On 28 January 2009 Karabelas missed a penalty in a 0–0 draw against fierce rivals PAOK, which took Aris out of the Greek Cup finals. He subsequently received threats from the club's fans, and left the club in the end of the season.

On 10 June 2009 Karabelas signed a four-year deal with AEK Athens. After struggling to find his form in his debut season under Dušan Bajević, he appeared consistently in his second season, under Manolo Jiménez, and was deemed "irreplaceable" by the latter.

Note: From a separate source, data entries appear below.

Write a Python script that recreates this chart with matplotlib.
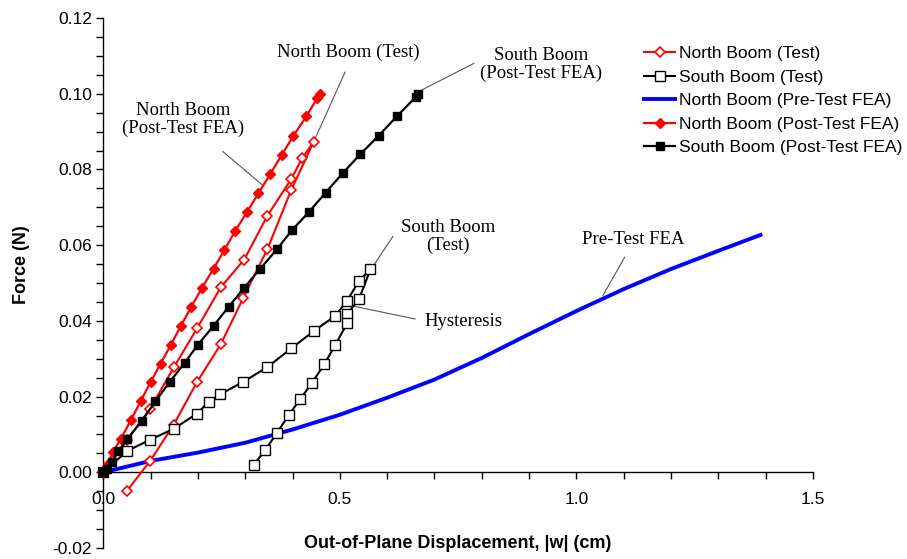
import matplotlib
matplotlib.use("Agg")
import matplotlib.pyplot as plt
from matplotlib.ticker import MultipleLocator, FormatStrFormatter

plt.rcParams['font.family'] = ['Liberation Sans', 'DejaVu Sans']

# ---------------- data ----------------
# North Boom (Test): loading branch then unloading branch
north_test_x = [0.0, 0.050, 0.099, 0.149, 0.199, 0.249, 0.298, 0.347, 0.397, 0.420, 0.4445,
                0.397, 0.347, 0.296, 0.249, 0.198, 0.149, 0.099, 0.050]
north_test_y = [0.0, 0.0085, 0.0168, 0.0277, 0.0382, 0.0490, 0.0562, 0.0678, 0.0774, 0.0829, 0.0873,
                0.0745, 0.0590, 0.0461, 0.0340, 0.0238, 0.0126, 0.0030, -0.0049]

# South Boom (Test): loading branch then unloading branch
south_test_x = [0.0, 0.050, 0.099, 0.149, 0.198, 0.223, 0.247, 0.296, 0.347, 0.397, 0.446, 0.490,
                0.515, 0.541, 0.5645,
                0.541, 0.516, 0.516, 0.490, 0.467, 0.441, 0.416, 0.392, 0.367, 0.342, 0.318]
south_test_y = [0.0, 0.0056, 0.0086, 0.0115, 0.0155, 0.0186, 0.0206, 0.0239, 0.0278, 0.0327, 0.0374, 0.0413,
                0.0453, 0.0506, 0.0536,
                0.0459, 0.0418, 0.0395, 0.0336, 0.0285, 0.0236, 0.0193, 0.0151, 0.0104, 0.0058, 0.0020]

# North Boom (Pre-Test FEA)
pre_fea_x = [0.0, 0.1, 0.2, 0.3, 0.4, 0.5, 0.6, 0.7, 0.8, 0.9, 1.0, 1.1, 1.2, 1.3, 1.389]
pre_fea_y = [0.0, 0.0030, 0.0052, 0.0078, 0.0113, 0.0152, 0.0197, 0.0245, 0.0302, 0.0365,
             0.0426, 0.0484, 0.0537, 0.0585, 0.0627]

# North Boom (Post-Test FEA)
north_post_x = [0.0, 0.009, 0.020, 0.037, 0.058, 0.079, 0.100, 0.121, 0.143, 0.164, 0.186, 0.209,
                0.233, 0.256, 0.279, 0.304, 0.328, 0.353, 0.377, 0.402, 0.429, 0.452, 0.457]
north_post_y = [0.0, 0.0022, 0.0053, 0.0088, 0.0137, 0.0188, 0.0238, 0.0287, 0.0337, 0.0387, 0.0437, 0.0488,
                0.0538, 0.0587, 0.0638, 0.0688, 0.0737, 0.0788, 0.0838, 0.0889, 0.0940, 0.0988, 0.0998]

# South Boom (Post-Test FEA)
south_post_x = [0.0, 0.008, 0.018, 0.032, 0.050, 0.081, 0.110, 0.140, 0.172, 0.200, 0.233, 0.265,
                0.298, 0.332, 0.367, 0.399, 0.435, 0.470, 0.506, 0.543, 0.582, 0.621, 0.661, 0.666]
south_post_y = [0.0, 0.0010, 0.0027, 0.0055, 0.0087, 0.0135, 0.0187, 0.0238, 0.0289, 0.0337, 0.0387, 0.0437,
                0.0488, 0.0538, 0.0589, 0.0640, 0.0688, 0.0739, 0.0790, 0.0840, 0.0889, 0.0941, 0.0992, 0.1000]

legend_labels = ["North Boom (Test)", "South Boom (Test)", "North Boom (Pre-Test FEA)",
                 "North Boom (Post-Test FEA)", "South Boom (Post-Test FEA)"]

# ---------------- figure ----------------
W, H = 907, 559
fig = plt.figure(figsize=(W / 100, H / 100), dpi=100)
ax = fig.add_axes([103.3 / W, 1 - 548 / H, (813 - 103.3) / W, 530 / H])
ax.set_xlim(0, 1.5)
ax.set_ylim(-0.02, 0.12)

l_pre, = ax.plot(pre_fea_x, pre_fea_y, color='#0000ff', lw=2.8, zorder=2)
l_nt, = ax.plot(north_test_x, north_test_y, color='#ff0000', lw=1.5, marker='D', ms=4.6,
                mfc='white', mec='#ff0000', mew=1.2, zorder=3)
l_st, = ax.plot(south_test_x, south_test_y, color='black', lw=1.5, marker='s', ms=6.5,
                mfc='white', mec='black', mew=1.0, zorder=4)
l_np, = ax.plot(north_post_x, north_post_y, color='#ff0000', lw=1.6, marker='D', ms=4.8,
                mfc='#ff0000', mec='#ff0000', zorder=5)
l_sp, = ax.plot(south_post_x, south_post_y, color='black', lw=1.6, marker='s', ms=6.2,
                mfc='black', mec='black', zorder=6)

for l in ax.get_lines():
    l.set_clip_on(False)

# spines / ticks
ax.spines['top'].set_visible(False)
ax.spines['right'].set_visible(False)
ax.spines['bottom'].set_position(('data', 0))
for s in ('left', 'bottom'):
    ax.spines[s].set_linewidth(1.0)
ax.xaxis.set_major_locator(MultipleLocator(0.5))
ax.xaxis.set_minor_locator(MultipleLocator(0.1))
ax.yaxis.set_major_locator(MultipleLocator(0.02))
ax.yaxis.set_minor_locator(MultipleLocator(0.005))
ax.xaxis.set_major_formatter(FormatStrFormatter('%.1f'))
ax.yaxis.set_major_formatter(FormatStrFormatter('%.2f'))
ax.tick_params(axis='both', which='both', direction='out', length=5, width=1, labelsize=12.5)
ax.tick_params(axis='x', which='major', pad=9)
ax.tick_params(axis='y', which='major', pad=3)

# axis labels
fig.text(22 / W, 1 - 265 / H, 'Force (N)', rotation=90, ha='center', va='center',
         fontsize=13, fontweight='bold')
fig.text(458 / W, 1 - 543 / H, 'Out-of-Plane Displacement, |w| (cm)', ha='center', va='center',
         fontsize=13, fontweight='bold')

# legend
fig.legend([l_nt, l_st, l_pre, l_np, l_sp], legend_labels, loc='upper left',
           bbox_to_anchor=(644 / W, 1 - 46 / H), frameon=False, borderpad=0, borderaxespad=0,
           handlelength=1.8, handletextpad=0.2, labelspacing=0.48, numpoints=1, fontsize=12.5)

# annotations
serif = ['Liberation Serif', 'DejaVu Serif']
lead = dict(color='#555555', lw=0.8, zorder=1)
ax.text(0.169, 0.0931, 'North Boom\n(Post-Test FEA)', ha='center', va='center', fontsize=13.5,
        family=serif, linespacing=1.05)
ax.plot([0.253, 0.337], [0.0847, 0.0758], **lead)

ax.text(0.517, 0.1109, 'North Boom (Test)', ha='center', va='center', fontsize=13.5, family=serif)
ax.plot([0.511, 0.449], [0.1057, 0.0885], **lead)

ax.text(0.925, 0.1076, 'South Boom\n(Post-Test FEA)', ha='center', va='center', fontsize=13.5,
        family=serif, linespacing=1.05)
ax.plot([0.783, 0.675], [0.1080, 0.1011], **lead)

ax.text(0.728, 0.0622, 'South Boom\n(Test)', ha='center', va='center', fontsize=13.5,
        family=serif, linespacing=1.05)
ax.plot([0.612, 0.570], [0.0623, 0.0544], **lead)

ax.text(0.762, 0.0399, 'Hysteresis', ha='center', va='center', fontsize=13.5, family=serif)
ax.plot([0.659, 0.528], [0.0405, 0.0439], **lead)

ax.text(1.121, 0.0615, 'Pre-Test FEA', ha='center', va='center', fontsize=13.5, family=serif)
ax.plot([1.102, 1.056], [0.0568, 0.0467], **lead)

fig.savefig('out.png', dpi=100)
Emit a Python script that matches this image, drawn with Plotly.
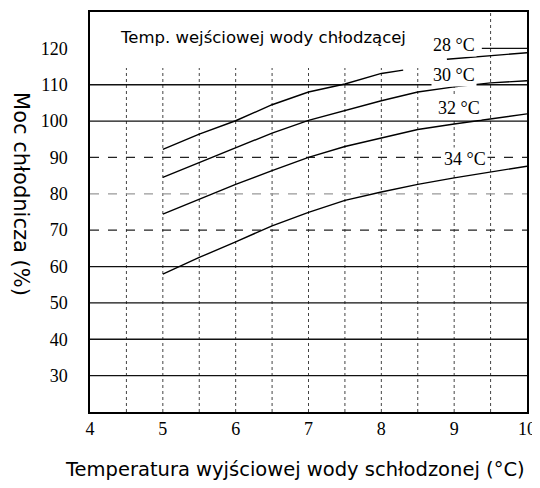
import plotly.graph_objects as go

# ---- data ----
x_tick_vals = [4, 5, 6, 7, 8, 9, 10]
y_tick_vals = [30, 40, 50, 60, 70, 80, 90, 100, 110, 120]

x_pts = [5, 5.5, 6, 6.5, 7, 7.5, 8, 8.5, 9, 9.5, 10]

x_28_a = [5, 5.5, 6, 6.5, 7, 7.5, 8, 8.3]
cap_28_a = [92.2, 96.4, 100.1, 104.5, 108.0, 110.2, 113.1, 114.0]
x_28_b = [8.9, 9.5, 10]
cap_28_b = [117.0, 118.0, 118.8]

cap_30 = [84.5, 88.5, 92.6, 96.7, 100.2, 102.9, 105.6, 108.0, 109.4, 110.5, 111.1]
cap_32 = [74.4, 78.5, 82.6, 86.4, 90.0, 93.0, 95.3, 97.7, 99.2, 100.5, 102.0]
cap_34 = [57.9, 62.5, 66.8, 71.2, 74.9, 78.2, 80.5, 82.6, 84.4, 86.0, 87.6]

curve_labels = ["28 °C", "30 °C", "32 °C", "34 °C"]
label_x = [9.0, 9.0, 9.06, 9.15]
label_y = [121, 112.8, 103.5, 89.5]

# grid
x_min, x_max = 4, 10
y_min, y_max = 20, 130
v_grid = [4.5, 5, 5.5, 6, 6.5, 7, 7.5, 8, 8.5, 9, 9.5]
solid_grid = [30, 40, 50, 60, 100, 110]
dashed_grid = [70, 90]
grey_grid = [80]
top_grid = [120]
header_box_x = 9.38      # header text box covers grid left of this
header_box_y = 114.6     # ... and above this

tick_font = dict(family="Liberation Serif, DejaVu Serif, serif", size=18, color="black")

fig = go.Figure()

def grid_line(xs, ys, color, dash, width):
    fig.add_trace(go.Scatter(x=xs, y=ys, mode="lines", hoverinfo="skip", showlegend=False,
                             line=dict(color=color, dash=dash, width=width)))

for v in v_grid:
    top = header_box_y if v < header_box_x else y_max
    grid_line([v, v], [y_min, top], "#444", "dot", 1)
for v in solid_grid:
    grid_line([x_min, x_max], [v, v], "#111", "solid", 1.3)
for v in dashed_grid:
    grid_line([x_min, x_max], [v, v], "#222", "dash", 1.2)
for v in grey_grid:
    grid_line([x_min, x_max], [v, v], "#999", "dash", 1.2)
for v in top_grid:
    grid_line([header_box_x, x_max], [v, v], "#111", "solid", 1.3)

line_style = dict(color="black", width=1.4)
fig.add_trace(go.Scatter(x=x_28_a, y=cap_28_a, mode="lines", line=line_style, showlegend=False))
fig.add_trace(go.Scatter(x=x_28_b, y=cap_28_b, mode="lines", line=line_style, showlegend=False))
fig.add_trace(go.Scatter(x=x_pts, y=cap_30, mode="lines", line=line_style, showlegend=False))
fig.add_trace(go.Scatter(x=x_pts, y=cap_32, mode="lines", line=line_style, showlegend=False))
fig.add_trace(go.Scatter(x=x_pts, y=cap_34, mode="lines", line=line_style, showlegend=False))

annotations = [
    dict(text="Temp. wejściowej wody chłodzącej", xref="paper", yref="paper",
         x=0.395, y=0.935, showarrow=False, xanchor="center", yanchor="middle",
         font=dict(family="DejaVu Sans", size=16.5, color="black")),
    dict(text="Moc chłodnicza (%)", xref="paper", yref="paper", x=-0.158, y=0.545,
         textangle=90, showarrow=False, xanchor="center", yanchor="middle",
         font=dict(family="DejaVu Sans, sans-serif", size=21, color="black")),
    dict(text="Temperatura wyjściowej wody schłodzonej (°C)", xref="paper", yref="paper",
         x=0.468, y=-0.144, showarrow=False, xanchor="center", yanchor="middle",
         font=dict(family="DejaVu Sans, sans-serif", size=19.5, color="black")),
]
for t, lx, ly in zip(curve_labels, label_x, label_y):
    annotations.append(dict(text=t, x=lx, y=ly, xref="x", yref="y", showarrow=False,
                            xanchor="center", yanchor="middle", bgcolor="white",
                            font=tick_font))

# page body has an 8px default margin, so the figure is sized to fit inside the window
fig.update_layout(
    width=532, height=480,
    margin=dict(l=82, r=13, t=2, b=76),
    paper_bgcolor="white", plot_bgcolor="white",
    annotations=annotations,
    xaxis=dict(range=[x_min, x_max], tickmode="array", tickvals=x_tick_vals,
               ticktext=[str(v) for v in x_tick_vals], tickfont=tick_font,
               showgrid=False, showline=True, linecolor="black", linewidth=1.5,
               mirror=True, ticks="", zeroline=False, ticklabelstandoff=0),
    yaxis=dict(range=[y_min, y_max], tickmode="array", tickvals=y_tick_vals,
               ticktext=[str(v) for v in y_tick_vals], tickfont=tick_font,
               showgrid=False, showline=True, linecolor="black", linewidth=1.5,
               mirror=True, ticks="", zeroline=False, ticklabelstandoff=17),
)

fig.write_html("out.html")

On 26 July 2012 Karabelas moved abroad for the first time in his career, by agreeing to a two-year deal with La Liga side Levante UD. He made his debut with the club on 19 August, starting and playing the full 90 minutes of a 1–1 home draw against Atlético Madrid. Karabelas appeared in only nine matches during the campaign, with the Valencian side achieving a comfortable mid-table finish.

In his second season with the Granotes, he was the most used left-back by manager Joaquín Caparrós, overtaking veteran Juanfran, and signed a new two-year deal on 20 March 2014.
On 1 February 2016, after 3,5 years in Levante UD, the Greek defender signed a six months contract with Segunda División club Real Valladolid.

On 30 August 2016, the international left back signed a three-season contract with Aris and returned to the club after seven years. On 8 January 2017 he scored his first goal against Panegialios.

==International career==
Karabelas was a member of the Greece U21. On 14 May 2014 he was among the 30-man provisional squad for the 2014 FIFA World Cup, but was one of the seven players cut from Fernando Santos' final list.

He made his full international debut on 14 November 2014, in a UEFA Euro 2016 qualifying match against the Faroe Islands in Piraeus. Karabelas played 78 minutes of the shock 0–1 defeat before being replaced by Petros Mantalos.